|05 December, 2019

UK property investors pay for watchdog blind spot

A new case underscores the problems caused by the FCA’s failure to tackle inappropriate promises of liquidity

A row of houses are seen in London, Britain June 3, 2015.

A row of houses are seen in London, Britain June 3, 2015.

REUTERS/Suzanne Plunkett

LONDON (Reuters Breakingviews) - Andrew Bailey’s chances of becoming the Bank of England governor have taken another hit. The boss of Britain’s Financial Conduct Authority once seemed a strong candidate to succeed Mark Carney as head of the central bank, until UK fund suspensions brought the watchdog’s oversight into question. A new case underscores the problems caused by the FCA’s failure to tackle inappropriate promises of liquidity.

M&G Investments on Wednesday suspended dealing in its 2.5 billion pound flagship property fund, citing “unusually high and sustained outflows” prompted by political uncertainty and structural shifts in the UK retail sector, which made it hard to sell commercial property. The so-called gating allows the vehicle’s managers to raise cash for redemptions without having to offload its office buildings and shopping malls at fire-sale prices. Those who invested in the fund expecting to be able to buy and sell on a daily basis are now trapped for the foreseeable future.

In one sense they only have themselves to blame. Several open-ended property vehicles had to pull up the drawbridge after Britons voted to leave the European Union in 2016. UK funds that invest directly in real estate on average hold 16% of assets in cash, according to Morningstar data cited by Liberum. It should therefore be obvious that not all investors can sell out at once, since the underlying assets might take months or years to shift.

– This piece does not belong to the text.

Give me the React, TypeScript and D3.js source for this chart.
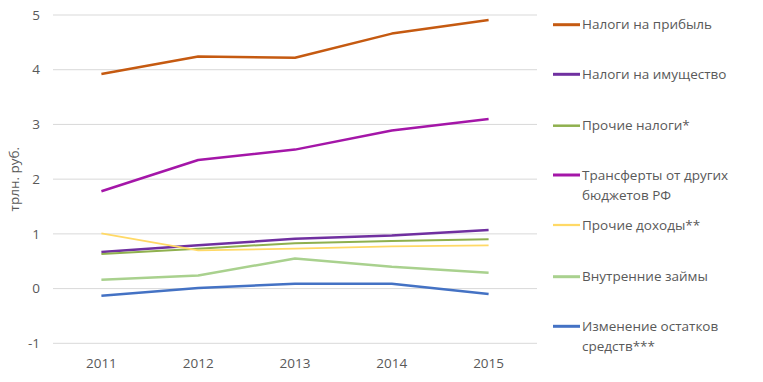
import React from "react";
import * as d3 from "d3";

const years = ["2011", "2012", "2013", "2014", "2015"];
const yTicks = [-1, 0, 1, 2, 3, 4, 5];

const profitTax = [3.92, 4.24, 4.22, 4.66, 4.91];
const propertyTax = [0.67, 0.79, 0.91, 0.97, 1.07];
const otherTax = [0.63, 0.73, 0.83, 0.87, 0.9];
const transfers = [1.78, 2.35, 2.54, 2.89, 3.1];
const otherIncome = [1.01, 0.7, 0.73, 0.77, 0.79];
const domesticLoans = [0.16, 0.24, 0.55, 0.4, 0.29];
const balanceChange = [-0.13, 0.01, 0.09, 0.09, -0.1];

const seriesNames = [
  ["Налоги на прибыль"],
  ["Налоги на имущество"],
  ["Прочие налоги*"],
  ["Трансферты от других", "бюджетов РФ"],
  ["Прочие доходы**"],
  ["Внутренние займы"],
  ["Изменение остатков", "средств***"],
];
const seriesValues = [profitTax, propertyTax, otherTax, transfers, otherIncome, domesticLoans, balanceChange];
const seriesColors = ["#C55A11", "#7030A0", "#8FB04E", "#A416A8", "#FFD966", "#A9D18E", "#4472C4"];
const seriesWidths = [2.5, 2.5, 2, 2.5, 1.75, 2.5, 2.5];

const W = 763;
const H = 382;
const font = "'Open Sans', 'Noto Sans', sans-serif";

export default function App() {
  const x = d3.scaleBand<string>().domain(years).range([53, 537]);
  const y = d3.scaleLinear().domain([-1, 5]).range([343.3, 15]);
  const line = d3
    .line<number>()
    .x((_, i) => (x(years[i]) as number) + x.bandwidth() / 2)
    .y((d) => y(d));

  const legendTop = [24.7, 74.3, 125.7, 175, 225, 276.7, 326.3];

  return (
    <svg width={W} height={H} style={{ position: "absolute", left: 0, top: 0 }} fontFamily={font}>
      <rect width={W} height={H} fill="#fff" />
      {yTicks.map((t) => (
        <g key={t}>
          <line x1={53} x2={537} y1={y(t)} y2={y(t)} stroke="#D9D9D9" strokeWidth={1} />
          <text x={40} y={y(t)} dy="0.35em" textAnchor="end" fontSize={13.5} fill="#595959">
            {t}
          </text>
        </g>
      ))}
      {years.map((yr) => (
        <text
          key={yr}
          x={(x(yr) as number) + x.bandwidth() / 2}
          y={363}
          dy="0.35em"
          textAnchor="middle"
          fontSize={13.5}
          fill="#595959"
        >
          {yr}
        </text>
      ))}
      <text
        transform={`translate(14,${y(2)}) rotate(-90)`}
        textAnchor="middle"
        dy="0.35em"
        fontSize={13.5}
        fill="#595959"
      >
        трлн. руб.
      </text>
      {seriesValues.map((vals, i) => (
        <path
          key={i}
          d={line(vals) as string}
          fill="none"
          stroke={seriesColors[i]}
          strokeWidth={seriesWidths[i]}
          strokeLinejoin="round"
        />
      ))}
      {seriesNames.map((lines, i) => (
        <g key={i}>
          <line
            x1={553}
            x2={580}
            y1={legendTop[i]}
            y2={legendTop[i]}
            stroke={seriesColors[i]}
            strokeWidth={seriesWidths[i] + 0.5}
          />
          {lines.map((t, j) => (
            <text key={j} x={582} y={legendTop[i] + j * 20} dy="0.35em" fontSize={13.5} fill="#595959">
              {t}
            </text>
          ))}
        </g>
      ))}
    </svg>
  );
}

But that raises the question of why the ephemeral impression of liquidity should be tolerated at all. The FCA has a mandate to protect consumers, who are not as savvy as institutional investors. Yet in September it proposed a relatively lame set of rules for “funds investing in inherently illiquid assets”, which centred on increased transparency and disclosure of liquidity risks.

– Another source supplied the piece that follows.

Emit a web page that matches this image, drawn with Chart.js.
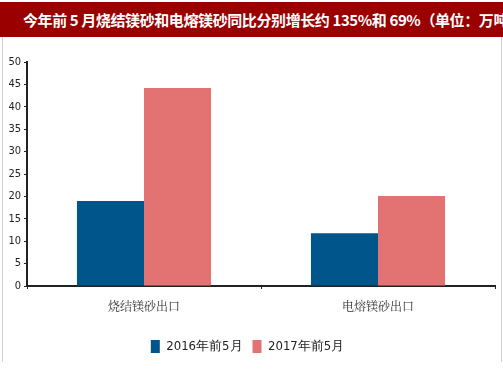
<!DOCTYPE html>
<html>
<head>
<meta charset="utf-8">
<script src="https://cdn.jsdelivr.net/npm/chart.js@4.4.0/dist/chart.umd.min.js"></script>
<style>
  body { margin: 0; background: #fff; }
  #wrap { position: relative; width: 503px; height: 378px; overflow: hidden; }
  #title {
    position: absolute; left: 0; top: 2px; width: 503px; height: 35px;
    background: #9b0000; color: #fff; white-space: nowrap; overflow: hidden;
    font: bold 15px "Noto Sans CJK SC", sans-serif; line-height: 35px;
    padding-left: 23px; box-sizing: border-box; letter-spacing: -0.4px;
  }
  #frame {
    position: absolute; left: 2px; top: 37px; width: 498px; height: 325px;
    border-left: 1px solid #d0d0d0; border-right: 1px solid #d0d0d0;
  }
  canvas { position: absolute; left: 0; top: 0; }
</style>
</head>
<body>
<div id="wrap">
  <div id="frame"></div>
  <div id="title">今年前 5 月烧结镁砂和电熔镁砂同比分别增长约 135%和 69%（单位：万吨）</div>
  <canvas id="chart" width="503" height="378"></canvas>
</div>
<script>
const categories = ['烧结镁砂出口', '电熔镁砂出口']
const seriesNames = ['2016年前5月', '2017年前5月']
const values2016 = [19.0, 11.8]
const values2017 = [44.2, 20.1]
const yTicks = [0, 5, 10, 15, 20, 25, 30, 35, 40, 45, 50]

const narrow = '"DejaVu Sans Condensed", "Liberation Sans Narrow", sans-serif'

const ctx = document.getElementById('chart')
new Chart(ctx, {
  type: 'bar',
  data: {
    labels: categories,
    datasets: [
      { label: seriesNames[0], data: values2016, backgroundColor: '#00558a' },
      { label: seriesNames[1], data: values2017, backgroundColor: '#e37373' },
    ],
  },
  options: {
    responsive: false,
    animation: false,
    layout: { padding: { left: 0, right: 8, top: 62, bottom: 15 } },
    datasets: { bar: { categoryPercentage: 0.573, barPercentage: 1 } },
    plugins: {
      tooltip: { enabled: false },
      legend: {
        position: 'bottom',
        labels: {
          boxWidth: 9, boxHeight: 13, padding: 10, color: '#222',
          font: { family: narrow, size: 13 },
        },
      },
    },
    scales: {
      x: {
        grid: { offset: true, drawOnChartArea: false, tickLength: 3, color: '#222' },
        border: { color: '#222', width: 2 },
        ticks: { padding: 10, color: '#333', font: { family: '"Noto Serif CJK SC", "Noto Sans CJK SC", serif', size: 12 } },
        afterFit: (s) => { s.height = 44 },
      },
      y: {
        min: 0, max: 50,
        afterBuildTicks: (s) => { s.ticks = yTicks.map((v) => ({ value: v })) },
        grid: { drawOnChartArea: false, tickLength: 3, color: '#222' },
        border: { color: '#222', width: 2 },
        ticks: { padding: 3, color: '#222', font: { family: narrow, size: 11 } },
        afterFit: (s) => { s.width = 27 },
      },
    },
  },
})
</script>
</body>
</html>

Bailey might argue that suspensions aren’t so bad. Yet they are certainly worse for retail investors than the alternatives. One would be to limit how frequently investors can deal, so it’s known in advance that they can only buy or sell on, say, a monthly or annual basis. Then there would be no ambiguity about liquidity. Another option might be to convert the funds to listed investment trusts. In this case, the cost of exiting quickly would be set by market forces, making liquidity risks evident. The FCA could in theory pick one of these alternatives. That won’t remove the stain left on Bailey’s resume.

CONTEXT NEWS

- British fund group M&G Investments on Dec. 4 suspended dealing in its flagship open-ended UK property fund, blaming uncertainty about Britain’s departure from the European Union for a surge in investor requests to cash out.

- It said that unusually high and sustained outflows from the 2.5 billion pound ($3.21 billion) M&G Property Portfolio coincided with a period of continued Brexit-related political uncertainty.

- The fund firm also said ongoing structural shifts in Britain’s retail sector had made it difficult to sell large assets. “Given these circumstances, we have now reached a point where M&G believes it will best protect the interests of the funds’ customers by applying a temporary suspension in dealing.”